Please introduce yourself and include your connections/role with AJHA.
I'm Paige Gray. I'm a liberal arts professor at the Savannah College of Art and Design, and I've previously taught at Fort Lewis College, the United States Military Academy at West Point, and the University of Southern Mississippi. Much of the historical research that I did for Cub Reporters was rooted in journalism history, so I relied heavily on scholarship from the AJHA and its members.
What drew you to your topic/time period?
I've been fascinated by newspapers and journalism since I was very young. I used to recruit my friends in elementary school to be on my newspaper—but no one ever did their assigned stories! I ended up writing the stories and drawing the accompanying art all by hand on blank sheets of computer paper, designing it to look like a newspaper with columns and headlines.
My undergraduate honors thesis focused on The Wizard of Oz. Instead of going into a PhD program after my BA, I decided to go into journalism. After doing my MA in Chicago, I did newspaper work in Colorado and New Mexico, which I loved. But academia still nagged at me, and I was interested in further exploring children's literature.
When I started my PhD coursework and began thinking about my dissertation, I was trying to answer questions about my own interests—Why am I so fascinated by children's literature? Why am I so fascinated by journalism?
This led me to the Golden Age of children's literature—basically the latter part of the nineteenth century and into the twentieth—which is also a golden age for the American newspaper.
How did your thinking in the development of your topic start and then lead to this publication? Did it stray? Did you make any sudden and unexpected turns?
Cub Reporters was my dissertation. The project evolved over many years. In the early days, I focused on the overlap between the figure of the child and the figure of the reporter in American culture—how in the public imagination, these were agents of curiosity. They also seemed to have a reciprocal relationship, the reporter in the child, the child in the reporter. This led my initial outline and scholarship to be rooted in the concept of curiosity. As my work began solidifying into distinct chapters, new ideas and possibilities emerged. It wasn't until after I had solid chapter drafts that I made the connection to what I eventually termed "artifice."
What surprised you most about this project?
So many things! The notion of "surprise"—the constant promise of discovery and newness—is why I love both reporting and scholarship. In particular, the ways in which American journalism and children's literature responded and reflected one another further revealed to me the constructed nature of childhood and adulthood as well as how we police ideas of curiosity and creativity.
In terms of the book's material and subjects, stumbling upon the Chicago Defender Junior was probably my biggest (and most delightful) research surprise.
What did you find to be your biggest challenge in working your way to completion of your monograph?

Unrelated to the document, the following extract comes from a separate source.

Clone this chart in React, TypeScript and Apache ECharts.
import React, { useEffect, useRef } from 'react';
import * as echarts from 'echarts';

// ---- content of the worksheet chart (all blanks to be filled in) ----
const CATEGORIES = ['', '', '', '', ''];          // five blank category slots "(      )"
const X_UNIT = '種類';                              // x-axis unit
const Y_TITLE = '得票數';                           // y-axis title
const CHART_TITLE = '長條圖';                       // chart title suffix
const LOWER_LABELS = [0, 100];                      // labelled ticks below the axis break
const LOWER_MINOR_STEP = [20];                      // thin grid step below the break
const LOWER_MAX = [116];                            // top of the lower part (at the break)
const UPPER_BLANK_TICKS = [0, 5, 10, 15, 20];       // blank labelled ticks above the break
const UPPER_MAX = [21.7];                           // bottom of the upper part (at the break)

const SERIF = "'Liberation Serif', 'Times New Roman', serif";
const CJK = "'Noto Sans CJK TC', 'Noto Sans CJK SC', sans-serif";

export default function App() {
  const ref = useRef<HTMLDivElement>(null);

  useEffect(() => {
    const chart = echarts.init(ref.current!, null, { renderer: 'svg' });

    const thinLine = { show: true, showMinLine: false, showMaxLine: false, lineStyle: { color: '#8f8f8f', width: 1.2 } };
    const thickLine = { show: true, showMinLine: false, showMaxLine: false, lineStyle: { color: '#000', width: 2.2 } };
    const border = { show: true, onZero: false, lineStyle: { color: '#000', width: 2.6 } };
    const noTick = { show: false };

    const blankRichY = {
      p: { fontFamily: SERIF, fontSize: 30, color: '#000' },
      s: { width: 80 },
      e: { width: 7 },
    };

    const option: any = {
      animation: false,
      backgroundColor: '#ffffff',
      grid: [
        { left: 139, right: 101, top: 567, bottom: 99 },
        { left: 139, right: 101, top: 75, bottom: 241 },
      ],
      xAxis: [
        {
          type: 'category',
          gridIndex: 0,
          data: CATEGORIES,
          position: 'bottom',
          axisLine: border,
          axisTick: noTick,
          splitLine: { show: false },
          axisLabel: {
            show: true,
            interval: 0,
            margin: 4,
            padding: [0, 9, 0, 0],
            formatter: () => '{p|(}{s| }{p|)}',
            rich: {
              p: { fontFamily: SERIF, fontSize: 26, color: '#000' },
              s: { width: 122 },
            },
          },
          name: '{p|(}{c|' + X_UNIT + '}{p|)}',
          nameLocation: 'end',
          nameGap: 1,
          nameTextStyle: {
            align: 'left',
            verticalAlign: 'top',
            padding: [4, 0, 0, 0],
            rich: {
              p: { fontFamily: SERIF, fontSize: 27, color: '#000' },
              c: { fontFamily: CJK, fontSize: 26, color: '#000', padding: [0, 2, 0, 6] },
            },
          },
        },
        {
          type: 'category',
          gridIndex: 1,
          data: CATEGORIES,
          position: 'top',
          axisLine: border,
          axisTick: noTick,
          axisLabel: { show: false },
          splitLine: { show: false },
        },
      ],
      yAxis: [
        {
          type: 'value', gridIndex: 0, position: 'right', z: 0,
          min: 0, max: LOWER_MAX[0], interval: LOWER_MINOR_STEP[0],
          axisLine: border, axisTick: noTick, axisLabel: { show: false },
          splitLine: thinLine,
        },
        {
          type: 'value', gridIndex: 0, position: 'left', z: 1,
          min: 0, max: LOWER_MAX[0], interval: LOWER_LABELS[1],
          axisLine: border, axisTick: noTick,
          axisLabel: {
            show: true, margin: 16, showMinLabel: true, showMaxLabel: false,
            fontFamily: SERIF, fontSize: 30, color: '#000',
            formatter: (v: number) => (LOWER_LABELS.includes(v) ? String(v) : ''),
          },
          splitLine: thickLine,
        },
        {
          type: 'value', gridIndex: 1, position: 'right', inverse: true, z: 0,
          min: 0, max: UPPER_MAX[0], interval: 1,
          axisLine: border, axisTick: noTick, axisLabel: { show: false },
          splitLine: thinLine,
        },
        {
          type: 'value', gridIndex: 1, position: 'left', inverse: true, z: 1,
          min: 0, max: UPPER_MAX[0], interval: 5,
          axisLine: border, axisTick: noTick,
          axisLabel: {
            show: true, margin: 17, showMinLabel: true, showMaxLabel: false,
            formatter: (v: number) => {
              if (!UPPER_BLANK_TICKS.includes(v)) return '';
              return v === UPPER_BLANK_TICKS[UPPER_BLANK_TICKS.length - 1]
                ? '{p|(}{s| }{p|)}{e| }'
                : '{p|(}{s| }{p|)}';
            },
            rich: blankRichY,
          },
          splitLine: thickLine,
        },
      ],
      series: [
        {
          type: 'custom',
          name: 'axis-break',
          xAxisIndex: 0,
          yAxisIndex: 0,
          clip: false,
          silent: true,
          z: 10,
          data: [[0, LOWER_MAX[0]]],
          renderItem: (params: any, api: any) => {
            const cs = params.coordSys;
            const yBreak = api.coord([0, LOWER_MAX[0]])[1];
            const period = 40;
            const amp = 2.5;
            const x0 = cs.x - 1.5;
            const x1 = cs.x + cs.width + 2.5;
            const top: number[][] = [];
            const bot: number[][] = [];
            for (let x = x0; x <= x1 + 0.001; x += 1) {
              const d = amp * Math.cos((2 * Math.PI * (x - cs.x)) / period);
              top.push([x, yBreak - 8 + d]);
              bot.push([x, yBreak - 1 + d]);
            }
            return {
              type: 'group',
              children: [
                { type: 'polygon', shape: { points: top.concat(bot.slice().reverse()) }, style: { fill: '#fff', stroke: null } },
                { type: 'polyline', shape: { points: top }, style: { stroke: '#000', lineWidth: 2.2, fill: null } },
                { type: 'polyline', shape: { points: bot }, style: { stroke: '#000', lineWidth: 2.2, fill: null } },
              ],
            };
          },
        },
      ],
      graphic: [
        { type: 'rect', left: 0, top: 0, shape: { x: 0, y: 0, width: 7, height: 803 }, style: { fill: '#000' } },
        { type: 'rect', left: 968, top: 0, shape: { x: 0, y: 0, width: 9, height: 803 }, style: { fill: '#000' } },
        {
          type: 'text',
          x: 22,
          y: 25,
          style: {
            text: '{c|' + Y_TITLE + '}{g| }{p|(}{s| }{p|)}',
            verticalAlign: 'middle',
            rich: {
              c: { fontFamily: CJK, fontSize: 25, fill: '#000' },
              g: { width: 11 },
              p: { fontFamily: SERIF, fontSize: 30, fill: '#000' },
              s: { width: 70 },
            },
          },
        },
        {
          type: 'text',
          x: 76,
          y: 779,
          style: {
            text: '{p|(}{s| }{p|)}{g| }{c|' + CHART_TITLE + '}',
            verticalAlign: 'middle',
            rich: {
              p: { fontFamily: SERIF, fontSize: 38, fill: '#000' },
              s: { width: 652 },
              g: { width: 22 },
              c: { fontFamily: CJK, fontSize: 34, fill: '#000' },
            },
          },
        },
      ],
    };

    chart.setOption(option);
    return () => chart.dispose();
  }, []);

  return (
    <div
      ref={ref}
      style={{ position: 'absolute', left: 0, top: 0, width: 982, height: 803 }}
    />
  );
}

My monograph started as my dissertation, so when I began revision work, my professional world had changed—no longer was I graduate student with mentors surrounding me (at least in physical proximity), giving me guidance. Also, I was teaching full-time, so I had to be judicious with time. But more than that, I had to learn to really trust myself and the scholar I'd become. This was crucial since I recrafted the manuscript's organizing thesis.
What are you working on now?
I usually have several projects I'm juggling—articles and chapters in various stages of development. Ideas are never the problem. It's time! I recently finished work on a chapter for a collecting commemorating The Brownies' Book, published by W.E.B. DuBois and the NAACP in 1920. That research extends on my chapter in Cub Reporters on the Chicago Defender Junior by looking at other children's sections in Black weeklies around that period.
What topic would you like to tackle next?
I've been working on a new-book project since I moved to Atlanta and discovered the Center for Puppetry Arts. Puppetry may seem like a sharp turn from Cub Reporters, but it's really more of an extension. Cub Reporters considers how American children’s literature of the Golden Age subverts the idea of news; journalism, in the works that the book discusses, is not a reporting of fact, but a reporting of artifice. With this new project (tentatively called Play Things), I'm still thinking about artifice’s primacy to the human experience. While the cub reporters of children’s literature report the truth of artifice and relish it, the avatars of American puppetry similarly suggest the superseding condition of the human experience is that of creative invention—to be human is to create. The artifice of the puppet makes this notion inescapable. Through the creation of life via material means, puppetry promotes artifice, and promotes it through the acknowledgement of its process.